We can agree to disagree, and in time Linden Lab and Second Life will go where they deserve to go. We'll see where that ends up being. All I can say is it's a great time to be alive and getting to witness all of these emerging platforms and how they may mesh together into the coming "Metaverse".
Posted by: Stan Trevena | Jun 20, 2008 at 01:06
The first question asked was "Are we already seeing the early sign of a Virtual Worlds downturn that may lead to a "winter" as severe as the one in the period 2000-2003?".
High gasoline prices cause recession in economy and in business. Therefore, we experience a cooling in the business of virtual worlds. Users also will be enjoying the nice weather of spring nearing summer in the nearby outdoors which further causes a decline.
When businesses decide to stop shrinking and choose to expand they will make marketing investments. When the weather gets too hot, users will retreat indoors to go online with their avatars. This will cause the temperature to rise for virtual worlds.
A year ago, when a number of businesses had the wrong strategy by using Second Life as push media, rather than an interactive one, it was evident that a parallel of a dot-com fallout was coming. However, after businesses had left Second Life, they later returned with new strategies. Just like with the web, e-commerce returned and improved.
Virtual worlds experience their peaks and dips like other media. They are also competitive. Statistics may rise and fall for television but it is still around. Social networking websites function well for those who desire their static content to be found easily. Virtual worlds offer dynamic interaction and are higher in maintenance. These are different animals. Are social networks and virtual worlds perceived to really compete somehow with each other?
It is evident that virtual worlds, over all, are on the rise. Metaverse is an eventuality but the question comes as to what shape it will take. This depends on the investments made by companies based on what the users desire. The charm has not worn off for the desire for greater immersive virtual experiences but people do often want to return to reality for some longer stretches at times.
While it may be winter in one part of the world, it is summer for the other. Learn to survive and thrive recession. Some businesses do very well in a recession.
"The second logical question is: if this is so, what can we do to head off or reduce the slope of a new downturn? If the infamous "chasm" lies before us, and not back in 2000-2003, then what can we do to sling a rope bridge over it?"
In a recession, it is time for the sales and marketing people to get busy. Besides that, though, we need to better build the grassroots movement. As a mutual interest effort I encourage virtual world people to meet in real life to help stir up local and global interest. This is an activity I am currently engaged in as organizer for the New Jersey Metaverse Meetup ( http://gamedev.meetup.com/166 ). Metaverse Meetups started out of Brooklyn, New York. These are great opportunities for networking. The first time I attended one I met Jerry Paffendorf, Hiro Pendragon and others. I also had the privilege to meet Bruce Damer, who guest speaker then.

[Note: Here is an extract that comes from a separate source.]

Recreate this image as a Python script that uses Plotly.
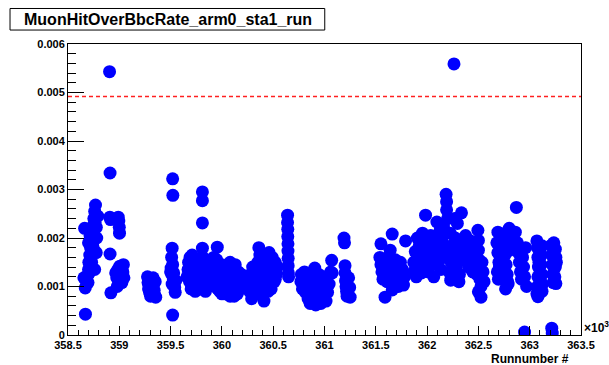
import plotly.graph_objects as go

# Muon hit / BBC rate per run, arm 0, station 1 (rates grouped by run block)
runs_a = [358655, 358662, 358668, 358670, 358675, 358690, 358695, 358700, 358703, 358708,
          358712, 358716, 358720, 358724, 358728, 358732, 358736, 358740, 358744, 358748,
          358752, 358756, 358760, 358764, 358768, 358772, 358776, 358780, 358700, 358715,
          358730, 358745, 358760, 358775, 358790]
rate_a = [0.00118, 0.00220, 0.00097, 0.00043, 0.00112, 0.00122, 0.00108, 0.00135, 0.00150, 0.00128,
          0.00165, 0.00142, 0.00180, 0.00158, 0.00195, 0.00172, 0.00210, 0.00188, 0.00225, 0.00203,
          0.00240, 0.00218, 0.00255, 0.00232, 0.00268, 0.00246, 0.00222, 0.00200, 0.00190, 0.00205,
          0.00150, 0.00180, 0.00135, 0.00170, 0.00245]

runs_b = [358905, 358910, 358908, 358915, 358910, 358918, 358990, 358995, 359000, 359002,
          358965, 358975, 358985, 358995, 359005, 359015, 359025, 359035, 359045, 358980,
          359000, 359020, 359040]
rate_b = [0.00543, 0.00334, 0.00243, 0.00238, 0.00167, 0.00087, 0.00243, 0.00235, 0.00222, 0.00210,
          0.00128, 0.00118, 0.00135, 0.00112, 0.00142, 0.00122, 0.00108, 0.00130, 0.00118, 0.00100,
          0.00125, 0.00138, 0.00145]

runs_c = [359275, 359280, 359285, 359290, 359295, 359300, 359305, 359330, 359335, 359340,
          359345, 359350, 359355]
rate_c = [0.00120, 0.00108, 0.00095, 0.00102, 0.00088, 0.00115, 0.00080, 0.00118, 0.00105, 0.00092,
          0.00082, 0.00110, 0.00078]

runs_d = [359520, 359522, 359515, 359510, 359505, 359512, 359520, 359528, 359515, 359530,
          359540, 359545, 359520, 359550, 359500]
rate_d = [0.00322, 0.00288, 0.00179, 0.00160, 0.00138, 0.00125, 0.00145, 0.00115, 0.00105, 0.00128,
          0.00098, 0.00088, 0.00041, 0.00112, 0.00130]

runs_e = [359810, 359810, 359810, 359810, 359660, 359670, 359675, 359685, 359690, 359700,
          359710, 359715, 359725, 359735, 359740, 359750, 359760, 359770, 359780, 359790,
          359800, 359815, 359825, 359835, 359845, 359855, 359865, 359710, 359700, 359840]
rate_e = [0.00295, 0.00277, 0.00231, 0.00179, 0.00120, 0.00135, 0.00150, 0.00110, 0.00160, 0.00125,
          0.00100, 0.00145, 0.00115, 0.00135, 0.00090, 0.00155, 0.00120, 0.00105, 0.00140, 0.00095,
          0.00130, 0.00160, 0.00115, 0.00140, 0.00105, 0.00125, 0.00150, 0.00165, 0.00095, 0.00090]

runs_f = [359955, 359890, 359900, 359910, 359920, 359930, 359940, 359950, 359960, 359970,
          359980, 359990, 360000, 360010, 360020, 360030, 360040, 360050, 360060, 360070,
          360080, 360090, 360100, 360110, 360120, 360130, 360140, 360150, 360160, 360170,
          360180, 360190, 359920, 359960, 360000, 360040, 360080, 360120, 360160]
rate_f = [0.00181, 0.00150, 0.00130, 0.00115, 0.00140, 0.00100, 0.00125, 0.00155, 0.00110, 0.00135,
          0.00090, 0.00120, 0.00145, 0.00105, 0.00130, 0.00085, 0.00115, 0.00140, 0.00100, 0.00125,
          0.00080, 0.00110, 0.00135, 0.00095, 0.00120, 0.00145, 0.00105, 0.00085, 0.00130, 0.00115,
          0.00095, 0.00125, 0.00160, 0.00095, 0.00085, 0.00100, 0.00150, 0.00080, 0.00100]

runs_g = [360260, 360270, 360280, 360290, 360300, 360310, 360320, 360330, 360340, 360350,
          360360, 360370, 360380, 360390, 360400, 360410, 360420, 360430, 360440, 360450,
          360460, 360470, 360480, 360490, 360500, 360510, 360520, 360530, 360540, 360280,
          360320, 360360, 360400, 360440, 360480, 360520]
rate_g = [0.00110, 0.00090, 0.00125, 0.00075, 0.00140, 0.00100, 0.00115, 0.00085, 0.00130, 0.00150,
          0.00180, 0.00165, 0.00110, 0.00095, 0.00140, 0.00070, 0.00125, 0.00155, 0.00105, 0.00090,
          0.00170, 0.00145, 0.00120, 0.00160, 0.00135, 0.00110, 0.00150, 0.00125, 0.00140, 0.00100,
          0.00130, 0.00090, 0.00115, 0.00120, 0.00095, 0.00115]

runs_h = [360640, 360640, 360642, 360642, 360644, 360644, 360646, 360646, 360648, 360650]
rate_h = [0.00247, 0.00232, 0.00218, 0.00203, 0.00188, 0.00173, 0.00158, 0.00143, 0.00128, 0.00120]

runs_i = [360770, 360775, 360785, 360790, 360800, 360805, 360815, 360820, 360830, 360840,
          360845, 360855, 360860, 360870, 360875, 360885, 360890, 360900, 360905, 360915,
          360920, 360930, 360940, 360945, 360955, 360965, 360975, 360985, 360995, 361005,
          361015, 361030, 361045, 361060, 361070]
rate_i = [0.00110, 0.00125, 0.00095, 0.00118, 0.00102, 0.00130, 0.00088, 0.00112, 0.00098, 0.00075,
          0.00120, 0.00090, 0.00065, 0.00105, 0.00082, 0.00118, 0.00070, 0.00095, 0.00138, 0.00062,
          0.00085, 0.00108, 0.00072, 0.00125, 0.00092, 0.00065, 0.00110, 0.00080, 0.00098, 0.00120,
          0.00070, 0.00088, 0.00105, 0.00130, 0.00154]

runs_j = [361075, 361190, 361195, 361200, 361200, 361205, 361210, 361215, 361220, 361235,
          361245, 361250]
rate_j = [0.00128, 0.00200, 0.00190, 0.00143, 0.00128, 0.00112, 0.00100, 0.00090, 0.00080, 0.00118,
          0.00098, 0.00078]

runs_k = [361590, 361660, 361540, 361550, 361560, 361570, 361580, 361590, 361600, 361610,
          361620, 361630, 361640, 361650, 361660, 361670, 361680, 361690, 361700, 361710,
          361720, 361730, 361740, 361750, 361760, 361770, 361780, 361790, 361660, 361550]
rate_k = [0.00078, 0.00093, 0.00160, 0.00145, 0.00130, 0.00115, 0.00150, 0.00125, 0.00140, 0.00110,
          0.00160, 0.00135, 0.00175, 0.00120, 0.00145, 0.00105, 0.00130, 0.00155, 0.00115, 0.00140,
          0.00100, 0.00125, 0.00150, 0.00110, 0.00135, 0.00103, 0.00120, 0.00194, 0.00208, 0.00188]

runs_l = [361870, 361875, 361885, 361895, 361905, 361915, 361925, 361935, 361945, 361955,
          361965, 361975, 361985, 361995, 362005, 362015, 362025, 362035, 362045, 362055,
          362065, 362075, 362085, 362095, 362105, 362115, 362125, 362135, 362145, 362160,
          362175, 362185, 362190, 362190, 362200, 362210]
rate_l = [0.00150, 0.00132, 0.00172, 0.00120, 0.00200, 0.00145, 0.00185, 0.00160, 0.00128, 0.00210,
          0.00140, 0.00175, 0.00247, 0.00155, 0.00190, 0.00130, 0.00168, 0.00205, 0.00145, 0.00180,
          0.00120, 0.00160, 0.00195, 0.00233, 0.00150, 0.00175, 0.00215, 0.00135, 0.00195, 0.00225,
          0.00160, 0.00290, 0.00275, 0.00258, 0.00240, 0.00180]

runs_m = [362262, 362215, 362225, 362235, 362245, 362255, 362265, 362275, 362285, 362295,
          362305, 362315, 362325, 362335, 362340, 362230, 362270, 362310]
rate_m = [0.00559, 0.00130, 0.00210, 0.00150, 0.00185, 0.00120, 0.00165, 0.00200, 0.00140, 0.00230,
          0.00175, 0.00125, 0.00155, 0.00252, 0.00195, 0.00113, 0.00240, 0.00110]

runs_n = [362375, 362385, 362395, 362405, 362415, 362425, 362435, 362445, 362455, 362465,
          362475, 362485, 362495, 362500, 362500, 362505, 362510, 362515, 362525, 362535,
          362545, 362555, 362525, 362500]
rate_n = [0.00205, 0.00180, 0.00160, 0.00140, 0.00195, 0.00170, 0.00150, 0.00130, 0.00185, 0.00165,
          0.00145, 0.00125, 0.00216, 0.00195, 0.00175, 0.00155, 0.00135, 0.00115, 0.00100, 0.00150,
          0.00130, 0.00110, 0.00078, 0.00089]

runs_o = [362690, 362680, 362690, 362700, 362685, 362695, 362705, 362715, 362740, 362750,
          362760, 362770, 362780, 362790, 362800, 362810, 362765, 362785, 362805, 362870,
          362860, 362880, 362890, 362900, 362910, 362920, 362930, 362940, 362950, 362960,
          362970, 362950]
rate_o = [0.00212, 0.00190, 0.00170, 0.00150, 0.00130, 0.00115, 0.00140, 0.00160, 0.00208, 0.00185,
          0.00165, 0.00145, 0.00125, 0.00105, 0.00220, 0.00195, 0.00095, 0.00110, 0.00175, 0.00263,
          0.00212, 0.00190, 0.00170, 0.00150, 0.00130, 0.00115, 0.00160, 0.00140, 0.00120, 0.00180,
          0.00100, 0.00006]

runs_p = [363070, 363075, 363080, 363085, 363080, 363075, 363070, 363080, 363090, 363120,
          363115, 363120, 363125, 363110, 363120, 363215, 363220, 363210, 363215, 363220,
          363225, 363230, 363235, 363250, 363255, 363250, 363245, 363255, 363260, 363230]
rate_p = [0.00194, 0.00180, 0.00160, 0.00140, 0.00120, 0.00100, 0.00085, 0.00079, 0.00150, 0.00184,
          0.00165, 0.00125, 0.00105, 0.00145, 0.00090, 0.00014, 0.00004, 0.00185, 0.00165, 0.00145,
          0.00125, 0.00108, 0.00190, 0.00177, 0.00160, 0.00140, 0.00120, 0.00106, 0.00150, 0.00178]

threshold = 0.00492

x_tick_runs = [358500, 359000, 359500, 360000, 360500, 361000, 361500, 362000, 362500, 363000, 363500]
x_tick_text = ["358.5", "359", "359.5", "360", "360.5", "361", "361.5", "362", "362.5", "363", "363.5"]
y_tick_vals = [0, 0.001, 0.002, 0.003, 0.004, 0.005, 0.006]
y_tick_text = ["0", "0.001", "0.002", "0.003", "0.004", "0.005", "0.006"]

runs = (runs_a + runs_b + runs_c + runs_d + runs_e + runs_f + runs_g + runs_h
        + runs_i + runs_j + runs_k + runs_l + runs_m + runs_n + runs_o + runs_p)
rates = (rate_a + rate_b + rate_c + rate_d + rate_e + rate_f + rate_g + rate_h
         + rate_i + rate_j + rate_k + rate_l + rate_m + rate_n + rate_o + rate_p)

FONT = "Liberation Sans, Arial, Helvetica, sans-serif"

fig = go.Figure()
fig.add_trace(go.Scatter(
    x=runs, y=rates, mode="markers",
    marker=dict(size=13, color="#0000ff", line=dict(width=0)),
    showlegend=False, hoverinfo="x+y",
))

# threshold line across the whole run range
fig.add_shape(type="line", xref="x", yref="y",
              x0=358500, x1=363500, y0=threshold, y1=threshold,
              line=dict(color="#ff2020", width=1.5, dash="4px,3px"))

# histogram title box
fig.add_shape(type="rect", xref="paper", yref="paper",
              x0=-0.113, x1=0.5005, y0=1.048, y1=1.122,
              line=dict(color="black", width=1), fillcolor="white")
fig.add_annotation(xref="paper", yref="paper", x=0.194, y=1.085,
                   text="MuonHitOverBbcRate_arm0_sta1_run", showarrow=False,
                   xanchor="center", yanchor="middle",
                   font=dict(family=FONT, size=16, color="black", weight="bold"))

# axis title and exponent
fig.add_annotation(xref="paper", yref="paper", x=0.980, y=-0.084,
                   text="Runnumber #", showarrow=False, xanchor="right", yanchor="middle",
                   font=dict(family=FONT, size=12, color="black", weight="bold"))
fig.add_annotation(xref="paper", yref="paper", x=1.002, y=0.028,
                   text="×10<sup>3</sup>", showarrow=False, xanchor="left", yanchor="middle",
                   font=dict(family=FONT, size=12, color="black", weight="bold"))

fig.update_layout(
    width=609, height=365,
    margin=dict(l=68, r=28, t=44, b=30),
    paper_bgcolor="white", plot_bgcolor="white",
    font=dict(family=FONT, size=11, color="black", weight="bold"),
    xaxis=dict(
        range=[358500, 363500], tickmode="array", tickvals=x_tick_runs, ticktext=x_tick_text,
        ticks="inside", ticklen=9, tickwidth=1, tickcolor="black",
        minor=dict(dtick=100, tick0=358500, ticks="inside", ticklen=5, tickcolor="black"),
        showline=True, linecolor="black", linewidth=1, mirror=True,
        showgrid=False, zeroline=False,
        tickfont=dict(family=FONT, size=11, color="black", weight="bold"),
    ),
    yaxis=dict(
        range=[0, 0.006], tickmode="array", tickvals=y_tick_vals, ticktext=y_tick_text,
        ticks="inside", ticklen=16, tickwidth=1, tickcolor="black",
        minor=dict(dtick=0.0002, tick0=0, ticks="inside", ticklen=8, tickcolor="black"),
        showline=True, linecolor="black", linewidth=1, mirror=True,
        showgrid=False, zeroline=False,
        tickfont=dict(family=FONT, size=11, color="black", weight="bold"),
    ),
)

fig.write_html("out.html")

Posted by: Theodore Wright (SL California Condor) | Jun 20, 2008 at 20:28
I said: "Just because you're not involved with or don't understand what is going on, doesn't mean that Linden Lab isn't doing things in this area. I admit to not knowing all the different virtual world projects out there, but I know people whose jobs depend on keeping on top of these things, and the Second Life platform is where it is at, as far as interoperability attempts are concerned."
Stan Trevena, your response proved my point. Please note "Second LIfe platform" is not "Second Life Grid."
LL could go out of business, and the SL platform would almost certainly survive due to IBM's commitment to it via OpenSim.
Lawson
Posted by: Saijanai | Jun 20, 2008 at 20:48
Yesterday (June 24, 2008) a Computerworld reporter asked Cisco CEO John Chambers about the possibility of a "virtual winter" at a press conference in Second Life, and referenced this Terra Nova post. Chambers' response:
Posted by: Ian Lamont | Jun 25, 2008 at 11:54
Folks, for a more "positive" treatment of this subject, see my next posting: http://terranova.blogs.com/terra_nova/2008/06/virtually-etern.html>Virtually Eternal: A Positive Pathway to a Healthy and Sustainable Virtual Worlds Industry?
Posted by: Bruce Damer | Jul 01, 2008 at 00:38
How about taking a look at this blog from Caleb Booker
Posted by: Joe Rigby | Jul 03, 2008 at 15:28
Sounds like the SL platform is getting frozen out by the virtual winter of discontent. Photo-realism is the key to creating interesting virtual environments. Social networking is OK for the chattering classes but education needs more than the blah, blah, blah of the school teacher.